Onward and upwards, friends!

647 Days

Holy shit, you guys! So much is happening. I’m sorry for being quiet but I went through a much needed phase of rebuilding with a wonderful new sponsor. I’ve been working the steps, redid 4 and 5, and have been making amazing progress with myself.

Jail erased all the confidence I’d built up prior to my sentencing, and it physically and mentally wiped me out. I went into survival mode there; it was all I could do. But that’s behind me now and I’m moving forward.

I have gotten a job back with my previous employer: same job title but different department. And I just signed the lease on a cute little studio apartment! I move in this weekend, begin work on Monday.

Holy shit!

My head is spinning.

In the meantime I am so overwhelmed with gratitude that I cannot stop it from spilling over onto my cheeks and down my face. I’m blown away by how fast my life is progressing and moving forward. And I am so thankful for AA! I’ve survived the scariest and most awful moments of my life without having to take solace in a bottle, to remove myself from, well, myself. I am so humbled and so proud!

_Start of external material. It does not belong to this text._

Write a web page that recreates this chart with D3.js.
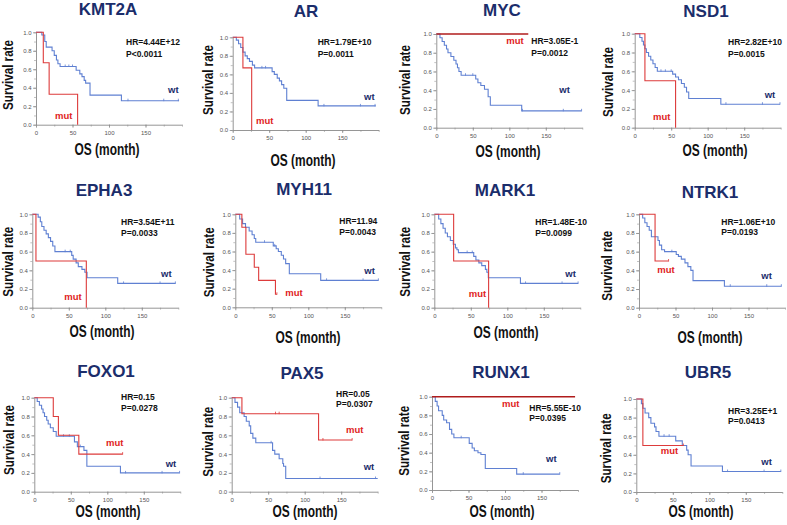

Once I get settled, I will return to regular posting again. I will have my desktop at my place, and that will help. I’m terrible at using tablets and my phone for long correspondence and blogging. Not my thing.

Thanks for being patient and for following me on this journey! Life is good, and transforming from a glass half-empty person into a glass half-full person is pretty fucking great. I hope you are all well!